This may not quite count as "good press," and the SF Weekly journalist misdiagnoses what ails the party, but at least he's giving a decent national LP press release some coverage:
http://blogs.sfweekly.com/thesnitch/2010/01/libertarians_2010_disasters.php
Here's the response I posted (though as of this sending it has not appeared on the site):
Bashing ideology has become fashionable in the media of late. And unquestionably, ideology has its dangers -- many of the most brutal regimes in history have grown out of ideological movements (Communist China under Mao, Nazi Germany under Hitler, etc.) Strangely however, contemporary critics of ideology rarely focus on that historical record, but tend instead to center their criticisms on allegations that ideology (i.e. approaching public policy with a clear set of principles) is *too rigid*, *impractical*, *unpopular*, etc.
Peter Jamison has done some admirable pro-freedom writing for SF Weekly, including this piece documenting SF city government's wasteful war on graffiti among many others -- http://www.sfweekly.com/2009-12-09/news/coverup-worse-than-crime-s-f-outspends-other-cities-fighting-graffiti. His frustration that the Libertarian Party nominated former Republican Congressman Bob Barr for president in 2008 is completely understandable.
Nevertheless, I think he should give ideology a chance. Just as some of the worst people in history have been highly ideological, so have some of the most kind, noble, and enlightened. Consider what Mahatma Gandhi said about adhering to principle:
“A principle is a principle and in no case can it be watered down because of our incapacity to live it in practice. We have to strive to achieve it, and the striving should be conscious, deliberate and hard.”
In an era when politicians are generally *expected* to be lying hypocrites, and when most of them plainly view politics as a career opportunity to gain money and power -- i.e. they are willing to say or do whatever will "maintain their viability within the system" (as Bill Clinton explained his craven decision to go against his own beliefs by supporting the draft) -- I find political figures who have a consistent set of principled beliefs rather refreshing, even when I disagree with them.

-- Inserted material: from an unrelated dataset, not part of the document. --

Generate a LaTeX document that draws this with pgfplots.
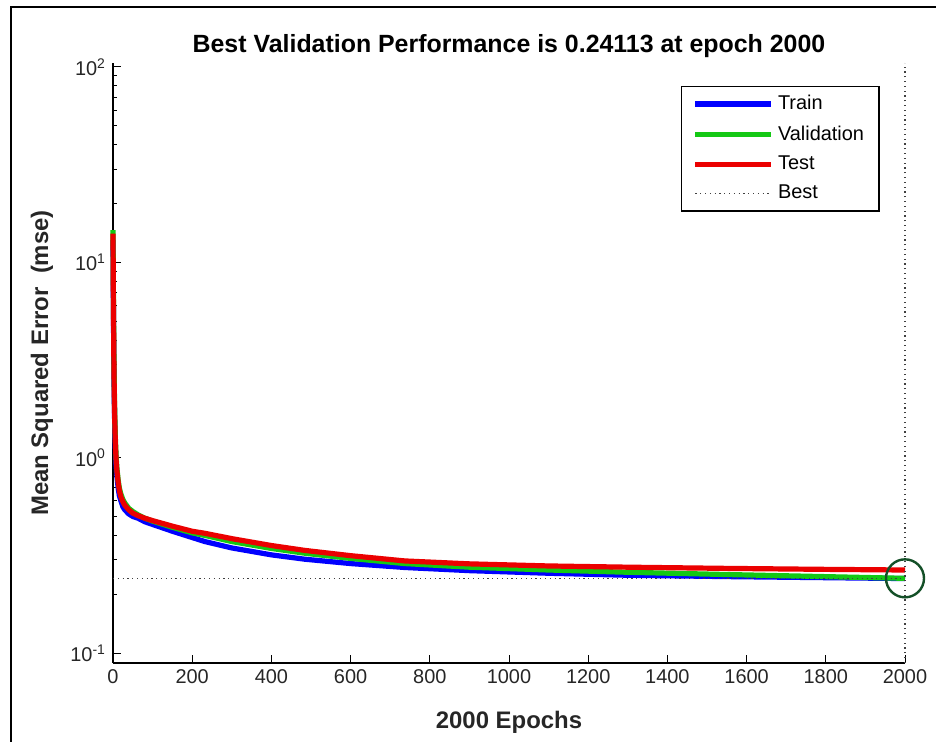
\documentclass[border=0pt]{standalone}
\usepackage{fontspec}
\setmainfont{Liberation Sans}
\usepackage{pgfplots}
\pgfplotsset{compat=1.18}
\usetikzlibrary{calc}
\definecolor{trainblue}{RGB}{0,0,255}
\definecolor{valgreen}{RGB}{20,200,20}
\definecolor{testred}{RGB}{235,0,0}
\definecolor{bestgreen}{RGB}{20,80,40}
\definecolor{ticktext}{RGB}{38,38,38}

\begin{document}
\begin{tikzpicture}
\begin{axis}[
  scale only axis, width=396bp, height=300bp,
  ymode=log, xmin=0, xmax=2000, ymin=0.0889, ymax=104.7,
  clip=false,
  axis x line=bottom, axis y line=left,
  axis line style={-, line width=0.6bp},
  tick align=inside, major tick length=4bp, minor tick length=2.2bp,
  every tick/.style={black, line width=0.5bp},
  xtick={0,200,...,2000},
  ytick={0.1,1,10,100},
  minor ytick={0.2,0.3,0.4,0.5,0.6,0.7,0.8,0.9,2,3,4,5,6,7,8,9,20,30,40,50,60,70,80,90},
  yticklabels={10\textsuperscript{-1},10\textsuperscript{0},10\textsuperscript{1},10\textsuperscript{2}},
  /pgf/number format/assume math mode=true,
  /pgf/number format/1000 sep={},
  tick label style={font=\fontsize{10}{12}\selectfont, text=ticktext},
  every axis title shift=0pt,
  title={Best Validation Performance is 0.24113 at epoch 2000},
  title style={font=\fontsize{12.5}{15}\selectfont\bfseries, at={(axis description cs:0.5,1.0167)}, anchor=base},
  xlabel={2000 Epochs},
  ylabel={Mean Squared Error\ \ (mse)},
  label style={font=\fontsize{12}{14}\selectfont\bfseries, text=ticktext},
  xlabel style={at={(axis description cs:0.5,-0.0983)}, anchor=center},
  ylabel style={at={(axis description cs:-0.0896,0.5)}, anchor=center},
  legend style={at={(axis description cs:0.968,0.962)}, anchor=north east,
    draw=black, line width=0.6bp, font=\fontsize{10}{12}\selectfont,
    inner xsep=5.5bp, inner ysep=2.5bp, row sep=2.4bp},
  legend cell align=left,
  legend image code/.code={\draw[#1] (0bp,0bp) -- (38bp,0bp);},
]
\coordinate (ll) at (rel axis cs:0,0);

% train
\addplot[trainblue, line width=2.6bp] coordinates {
(0,13) (1,6) (2,3.2) (3,2.1) (4,1.6) (5,1.3) (6,1.1) (8,0.9) (10,0.8)
(13,0.7) (16,0.64) (20,0.6) (25,0.56) (30,0.54) (40,0.515) (50,0.5)
(63,0.49) (80,0.47) (100,0.455) (150,0.42) (200,0.39) (232,0.372)
(300,0.345) (400,0.318) (485,0.302) (600,0.287) (737,0.274) (900,0.264)
(1100,0.256) (1300,0.25) (1558,0.246) (1800,0.243) (2000,0.2405)};
\addlegendentry{Train}

% validation
\addplot[valgreen, line width=2.6bp] coordinates {
(0,14.6) (1,7) (2,3.8) (3,2.5) (4,1.85) (5,1.5) (6,1.25) (8,1.0) (10,0.88)
(13,0.77) (16,0.7) (20,0.65) (25,0.61) (30,0.585) (40,0.55) (50,0.53)
(63,0.51) (80,0.49) (100,0.473) (150,0.44) (200,0.412) (232,0.4)
(300,0.372) (400,0.343) (485,0.324) (600,0.305) (737,0.287) (900,0.275)
(1100,0.266) (1300,0.259) (1558,0.252) (1800,0.246) (2000,0.24113)};
\addlegendentry{Validation}

% test
\addplot[testred, line width=2.6bp] coordinates {
(0,14) (1,6.5) (2,3.5) (3,2.3) (4,1.7) (5,1.4) (6,1.18) (8,0.96) (10,0.85)
(13,0.75) (16,0.68) (20,0.63) (25,0.595) (30,0.57) (40,0.54) (50,0.52)
(63,0.505) (80,0.49) (100,0.476) (150,0.446) (200,0.42) (232,0.41)
(300,0.385) (400,0.355) (485,0.335) (600,0.315) (737,0.296) (900,0.286)
(1100,0.279) (1300,0.275) (1558,0.271) (1800,0.268) (2000,0.266)};
\addlegendentry{Test}

% best
\addplot[black!75, line width=0.6bp, dash pattern=on 0.6bp off 1.8bp] coordinates {(0,0.24113) (2000,0.24113)};
\addlegendentry{Best}
\addplot[black!75, line width=0.6bp, dash pattern=on 0.6bp off 1.8bp, forget plot] coordinates {(2000,0.0889) (2000,104.7)};
\addplot[bestgreen, only marks, mark=o, mark size=9.5bp, mark options={line width=1.2bp}, forget plot] coordinates {(2000,0.24113)};
\end{axis}
\draw[line width=1bp] ($(ll)+(-51bp,-39.5bp)$) -- ($(ll)+(-51bp,328bp)$) -- ($(ll)+(411.5bp,328bp)$);
\pgfresetboundingbox
\useasboundingbox ($(ll)+(-56.5bp,-39.5bp)$) rectangle ++(468bp,371bp);
\end{tikzpicture}
\end{document}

I would rather see the Libertarian Party stick to its principles, even at the risk of remaining "distant from the levers of power," than sell out those principles and become just another vehicle for the ambitious and the corrupt. Ironically, the party's 2008 nomination of Bob Barr that Peter Jamison rightly criticizes was not an example of being too ideological, but just the opposite -- a triumph of misguided "pragmatism" over ideology. Barr was and is far too conservative for the LP, and I believe most of the Libertarians who voted to make him our presidential candidate did so mainly because they saw it as a chance to make the party more mainstream and attractive to voters.
Libertarians who opposed Barr's nomination, including myself, widely viewed the choice as a horrible mistake and gave his campaign only lukewarm support if any. My hope is that those party members who were seduced by the apparent possibility of getting closer to the "levers of power" by running a prominent former member of Congress have learned their lesson from this failure, and will not make a similar mistake again.
Instead of faulting the LP for not doing more to grasp for power, well-meaning journalists like Peter Jamison would do better to help educate the public to make better choices and understand the importance of voting for smaller, alternative parties that are not bought and paid for and candidates who take positions based on their beliefs rather than on expediency. A lot of people who supported Obama out of a desire for real change may be ready to hear this message.
I'm proud to stand for the ideology of libertarianism, because I believe non-aggression is the fairest, most compassionate, and most harmonious way to achieve social justice (see e.g. http://www.isil.org/resources/introduction.swf).
Love & Liberty,
Starchild 2010
Candidate for SF Board of Supervisors, District 8
If you post a comment, I hope you won't be too hard on Jamison -- if he wasn't sympathetic to our point of view, he probably wouldn't have bothered to write about this press release at all.